* **Exercise instructions**:
Reply with only the number of lines that contain the string "this".

* **Records shown**:

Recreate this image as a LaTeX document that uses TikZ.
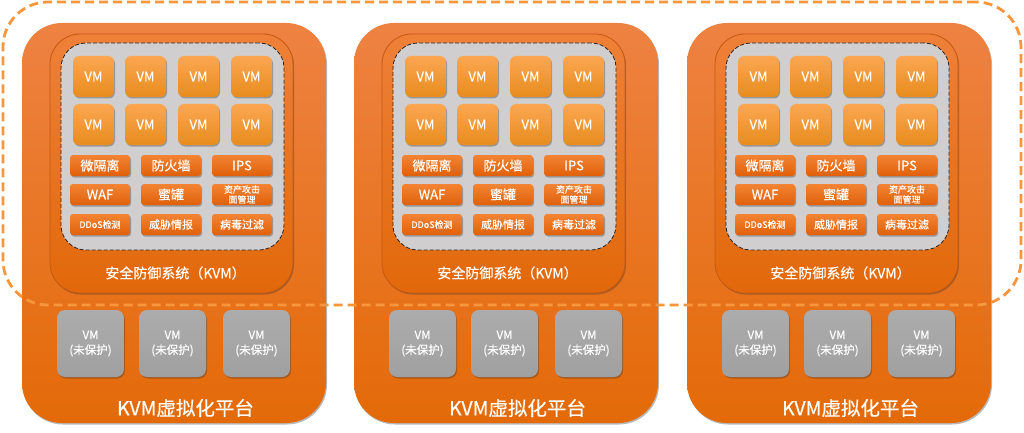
\documentclass[tikz,border=0pt]{standalone}
\usepackage{fontspec}
\setmainfont{Noto Sans CJK SC}[FakeBold=0.35]
\usetikzlibrary{shadows}
\definecolor{platTop}{RGB}{238,130,66}
\definecolor{platBot}{RGB}{228,106,8}
\definecolor{secTop}{RGB}{238,128,56}
\definecolor{secBot}{RGB}{226,104,10}
\definecolor{secEdge}{RGB}{196,88,20}
\definecolor{greyArea}{RGB}{208,206,206}
\definecolor{vmTop}{RGB}{251,166,82}
\definecolor{vmBot}{RGB}{232,140,30}
\definecolor{btnTop}{RGB}{243,132,52}
\definecolor{btnBot}{RGB}{224,96,10}
\definecolor{upTop}{RGB}{172,172,172}
\definecolor{upBot}{RGB}{160,160,160}
\definecolor{dashOrange}{RGB}{247,150,60}
\begin{document}
\begin{tikzpicture}[x=1pt,y=-1pt,
  box/.style={inner sep=0pt,outer sep=0pt},
  shad/.style={drop shadow={shadow xshift=1pt,shadow yshift=-1.5pt,opacity=0.35,fill=black!80}},
  platform/.style={box,rounded corners=40pt,top color=platTop,bottom color=platBot,minimum width=304pt,minimum height=400pt,shad},
  secbox/.style={box,rounded corners=30pt,top color=secTop,bottom color=secBot,draw=secEdge,line width=0.8pt,minimum width=243pt,minimum height=259pt,shad},
  greybox/.style={box,rounded corners=25pt,fill=greyArea,draw=black!85,line width=0.8pt,dash pattern=on 4pt off 2pt,minimum width=223pt,minimum height=207pt},
  vmbox/.style={box,rounded corners=6pt,top color=vmTop,bottom color=vmBot,minimum width=41pt,minimum height=41pt,text=white,font=\fontsize{13}{15}\selectfont,shad},
  btn/.style={box,rounded corners=3pt,top color=btnTop,bottom color=btnBot,minimum width=60pt,minimum height=21pt,text=white,align=center,font=\fontsize{13}{14}\selectfont,shad},
  upvm/.style={box,rounded corners=8pt,top color=upTop,bottom color=upBot,minimum width=67pt,minimum height=67pt,text=white,align=center,font=\fontsize{11.5}{15}\selectfont,shad},
  lbl/.style={box,text=white},
  group/.style={box,rounded corners=45pt,draw=dashOrange,line width=2.8pt,dash pattern=on 9pt off 5pt,minimum width=1018pt,minimum height=303pt}
]
\useasboundingbox (0,0) rectangle (1024,433);
\foreach \i/\dx in {1/0,2/332,3/665}{
  \node[platform] (plat\i) at (\dx+174,223) {};
  \node[secbox] (sec\i) at (\dx+171.5,163.5) {};
  \node[greybox] (grey\i) at (\dx+172.5,146.5) {};
  \foreach \r/\y in {1/76.5,2/124.5}{
    \foreach \c/\x in {1/93.5,2/145.5,3/198.5,4/251.5}{
      \node[vmbox] (vm\i-\r-\c) at (\dx+\x,\y) {VM};
    }
  }
  \node[btn] (b\i-1) at (\dx+100,165.5) {微隔离};
  \node[btn] (b\i-2) at (\dx+171,165.5) {防火墙};
  \node[btn] (b\i-3) at (\dx+242,165.5) {IPS};
  \node[btn] (b\i-4) at (\dx+100,194.5) {WAF};
  \node[btn] (b\i-5) at (\dx+171,194.5) {蜜罐};
  \node[btn,font=\fontsize{9}{10}\selectfont] (b\i-6) at (\dx+242,194.5) {资产攻击\\面管理};
  \node[btn,font=\fontsize{9}{10}\selectfont] (b\i-7) at (\dx+100,224.5) {DDoS检测};
  \node[btn,font=\fontsize{11}{12}\selectfont] (b\i-8) at (\dx+171,224.5) {威胁情报};
  \node[btn,font=\fontsize{11}{12}\selectfont] (b\i-9) at (\dx+242,224.5) {病毒过滤};
  \node[lbl,font=\fontsize{14}{16}\selectfont] (seclbl\i) at (\dx+175.5,273) {安全防御系统（KVM）};
  \foreach \u/\x in {1/90.5,2/172.5,3/256.5}{
    \node[upvm] (up\i-\u) at (\dx+\x,343.5) {VM\\(未保护)};
  }
  \node[lbl,font=\fontsize{19.5}{21}\selectfont] (platlbl\i) at (\dx+185.5,408) {KVM虚拟化平台};
}
\node[group] (grp) at (512,153.5) {};
\end{tikzpicture}
\end{document}
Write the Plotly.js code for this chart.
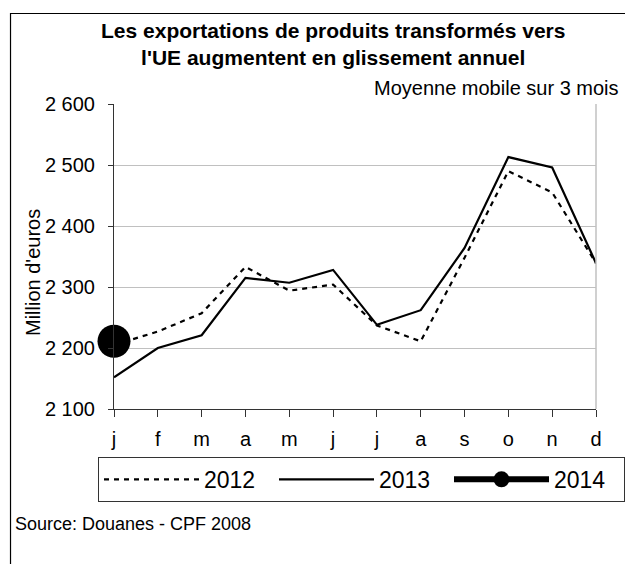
<!DOCTYPE html>
<html>
<head>
<meta charset="utf-8">
<script src="https://cdn.plot.ly/plotly-3.0.1.min.js"></script>
<style>
html,body{margin:0;padding:0;background:#fff;}
#chart{width:625px;height:564px;}
</style>
</head>
<body>
<div id="chart"></div>
<script>
const months = ["j","f","m","a","m","j","j","a","s","o","n","d"];
const values2012 = [2205, 2227, 2257, 2333, 2294, 2304, 2237, 2211, 2348, 2490, 2455, 2339];
const values2013 = [2152, 2200, 2221, 2315, 2307, 2328, 2238, 2262, 2364, 2513, 2496, 2339];
const values2014 = [2211];
const seriesNames = ["2012", "2013", "2014"];

const monthIdx = months.map((m, i) => i);

const traces = [
  {
    x: monthIdx, y: values2012, name: seriesNames[0], type: "scatter", mode: "lines",
    line: {color: "#000", width: 2.2, dash: "5px,5px"}
  },
  {
    x: monthIdx, y: values2013, name: seriesNames[1], type: "scatter", mode: "lines",
    line: {color: "#000", width: 2.2}
  },
  {
    x: monthIdx.slice(0, values2014.length), y: values2014, name: seriesNames[2], type: "scatter", mode: "lines+markers",
    line: {color: "#000", width: 6},
    marker: {color: "#000", size: 33},
    cliponaxis: false
  }
];

const font = "Liberation Sans, Arial, sans-serif";

const layout = {
  width: 625, height: 564,
  margin: {l: 114, r: 29, t: 104, b: 155},
  paper_bgcolor: "#fff", plot_bgcolor: "#fff",
  separators: ", ",
  font: {family: font, color: "#000", size: 20},
  showlegend: true,
  xaxis: {
    type: "linear", range: [0, 11],
    tickmode: "array", tickvals: monthIdx, ticktext: months,
    showgrid: false, zeroline: false,
    showline: true, linecolor: "#333", linewidth: 1,
    ticks: "outside", ticklen: 7, tickcolor: "#333",
    ticklabelstandoff: 5,
    tickfont: {family: font, size: 20, color: "#000"}
  },
  yaxis: {
    range: [2100, 2600], dtick: 100, tickformat: ",",
    showgrid: true, gridcolor: "#c0c0c0", gridwidth: 1, zeroline: false,
    showline: true, linecolor: "#333", linewidth: 1,
    ticks: "outside", ticklen: 5, tickcolor: "#333",
    ticklabelstandoff: 9,
    tickfont: {family: font, size: 20, color: "#000"}
  },
  legend: {
    orientation: "h",
    x: -0.0164, xanchor: "left",
    y: -0.157, yanchor: "top",
    bordercolor: "#333", borderwidth: 1,
    font: {family: font, size: 23, color: "#000"},
    itemwidth: 95, entrywidth: 65, entrywidthmode: "pixels",
    itemclick: false, itemdoubleclick: false
  },
  shapes: [
    {type: "rect", xref: "paper", yref: "paper",
     x0: -0.2147, x1: 1.2, y0: -0.7, y1: 1.2967,
     line: {color: "#000", width: 1.2}, fillcolor: "rgba(0,0,0,0)", layer: "below"},
    {type: "line", xref: "paper", yref: "paper",
     x0: 1, x1: 1, y0: 0, y1: 1,
     line: {color: "#c0c0c0", width: 1.5}}
  ],
  annotations: [
    {text: "<b>Les exportations de produits transformés vers<br>l'UE augmentent en glissement annuel</b>",
     xref: "paper", yref: "paper", x: 0.454, y: 1.198, xanchor: "center", yanchor: "middle",
     showarrow: false, font: {family: font, size: 21, color: "#000"}},
    {text: "Moyenne mobile sur 3 mois", xref: "paper", yref: "paper",
     x: 1.052, y: 1.052, xanchor: "right", yanchor: "middle", showarrow: false,
     font: {family: font, size: 20, color: "#000"}},
    {text: "Million d'euros", xref: "paper", yref: "paper",
     x: -0.168, y: 0.446, xanchor: "center", yanchor: "middle", textangle: -90, showarrow: false,
     font: {family: font, size: 20, color: "#000"}},
    {text: "Source: Douanes - CPF 2008", xref: "paper", yref: "paper",
     x: -0.2095, y: -0.377, xanchor: "left", yanchor: "middle", showarrow: false,
     font: {family: font, size: 18, color: "#000"}}
  ]
};

Plotly.newPlot("chart", traces, layout, {displayModeBar: false, staticPlot: true});
</script>
</body>
</html>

* **Full output**:
2